In other words, the historical context is that schools rely on fundraising more during a time when community members are less able to  support fundraising efforts as customers. My customer base, then, is quite small.

Compounding my small customer base is the return the fundraising organization earns from sales. If my organization opts to keep 25% of sales, then this keeps prices lower. If my organization opts to keep 30% of sales, then the prices of items will be higher. Let’s see how the math works in a hypothetical scenario:

Scenario 1: 25% Return

  • One box of chocolate costs $5
  • Customer A buys one box of chocolate for every person on her holiday shopping list, which includes 5 people. Her total is $25 and earns the organization $6.25.

Scenario 2: 30% Return

  • One box of chocolate costs $7
  • Customer A buys one box of chocolate for every person on her holiday shopping list, which includes 5 people. Her total is $35 and earns the organization $10.50.

As a fundraising organization, it is in our interest to charge the higher amount because we earn more money on every item sold. The problem is that we have a smaller pool of customers who could buy $7/box of chocolate compared to our pool of customers who can buy $5/box of chocolate.

My customers, however, can not afford to pay $7 per box. Few can pay $5 per box. In a higer income community, my organization would have no problem opting to charge higher rates. This is a classic example of The Matthew Effect which posits that the rich get richer, while the poor get poorer is evident.

The school organizations in higher income school districts are able to raise more funds than school organizations in lower income school districts. Fundraising as a stop-gap measure to make up for lack of state funds and declining property tax revenue, means that inequality is simply perpetuated. Fundraising does not and can not make up for inequality across school disctricts.
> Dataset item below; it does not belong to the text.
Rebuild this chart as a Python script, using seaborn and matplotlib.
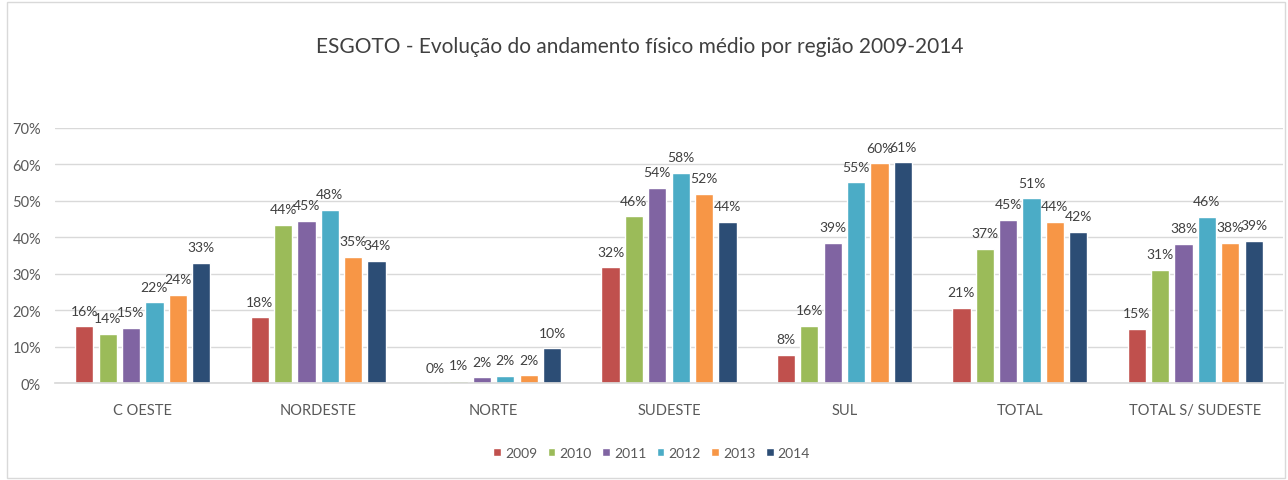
import matplotlib
matplotlib.use("Agg")
import matplotlib.pyplot as plt
import seaborn as sns
import pandas as pd
from matplotlib.patches import Rectangle

regions = ["C OESTE", "NORDESTE", "NORTE", "SUDESTE", "SUL", "TOTAL", "TOTAL S/ SUDESTE"]
years = ["2009", "2010", "2011", "2012", "2013", "2014"]
v2009 = [0.156, 0.181, 0.000, 0.318, 0.077, 0.207, 0.149]
v2010 = [0.136, 0.435, 0.007, 0.458, 0.158, 0.368, 0.312]
v2011 = [0.152, 0.446, 0.016, 0.536, 0.386, 0.449, 0.382]
v2012 = [0.222, 0.475, 0.021, 0.577, 0.551, 0.507, 0.457]
v2013 = [0.242, 0.347, 0.022, 0.519, 0.603, 0.443, 0.385]
v2014 = [0.330, 0.335, 0.096, 0.442, 0.606, 0.415, 0.390]
colors = ["#C0504D", "#9BBB59", "#8064A2", "#4BACC6", "#F79646", "#2C4D75"]
title = "ESGOTO - Evolução do andamento físico médio por região 2009-2014"

series = [v2009, v2010, v2011, v2012, v2013, v2014]
rows = []
for y, vals in zip(years, series):
    for r, v in zip(regions, vals):
        rows.append({"regiao": r, "ano": y, "valor": v})
df = pd.DataFrame(rows)

sns.set_theme(style="white")
plt.rcParams["font.family"] = ["Lato", "DejaVu Sans"]

W, H = 1288, 481
fig = plt.figure(figsize=(W / 100, H / 100), dpi=100)
ax = fig.add_axes([55 / W, 1 - 384.3 / H, (1283 - 55) / W, (384.3 - 129) / H])

sns.barplot(data=df, x="regiao", y="valor", hue="ano", order=regions, hue_order=years,
            palette=colors, width=0.8, gap=0.22, saturation=1, ax=ax, legend=True)

ax.set_ylim(0, 0.7)
ax.set_xlim(-0.5, 6.5)
ax.set_yticks([i / 10 for i in range(8)])
ax.set_yticklabels([f"{i*10}%" for i in range(8)], fontsize=10.5, color="#595959")
ax.tick_params(axis="x", labelsize=10.5, labelcolor="#595959", length=0, pad=14)
ax.tick_params(axis="y", length=0, pad=10)
ax.set_xlabel("")
ax.set_ylabel("")
ax.grid(axis="y", color="#D9D9D9", linewidth=1)
ax.set_axisbelow(True)
for s in ["top", "right", "left"]:
    ax.spines[s].set_visible(False)
ax.spines["bottom"].set_color("#D9D9D9")

for cont in ax.containers:
    ax.bar_label(cont, fmt=lambda v: f"{v:.0%}", padding=7, fontsize=10, color="#404040")

handles, labels = ax.get_legend_handles_labels()
ax.legend(handles, labels, loc="center", bbox_to_anchor=(0.506, 1 - 454 / H),
          bbox_transform=fig.transFigure, ncol=6, frameon=False, fontsize=10,
          handlelength=0.55, handleheight=0.55, handletextpad=0.3, columnspacing=0.75,
          labelcolor="#595959")

fig.text(0.497, 1 - 47 / H, title, ha="center", va="center", fontsize=15, color="#404040")

fig.patches.append(Rectangle((7 / W, 2 / H), (1285 - 7) / W, (478 - 2) / H,
                             transform=fig.transFigure, fill=False,
                             edgecolor="#D9D9D9", linewidth=1))

fig.savefig("out.png", dpi=100)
More and more school districts are relying on fundraising to preserve programs and reduce class sizes that were once adequately funded through property taxes and state support. What looks like a private trouble (my inability to sell $7/box chocolates), is actually a public issue (evidence of increasing inequality and reduced public support for public schools).

Dig Deeper:

  1. Describe the sociological imagination.
  2. Using an example, distinguish between troubles and issues.
  3. Describe the Matthew Effect. Find and describe another example of how the Matthew Effect works.
  4. Do you agree or disagree with the author’s assessment that school funding perepetuates inequality? Explain.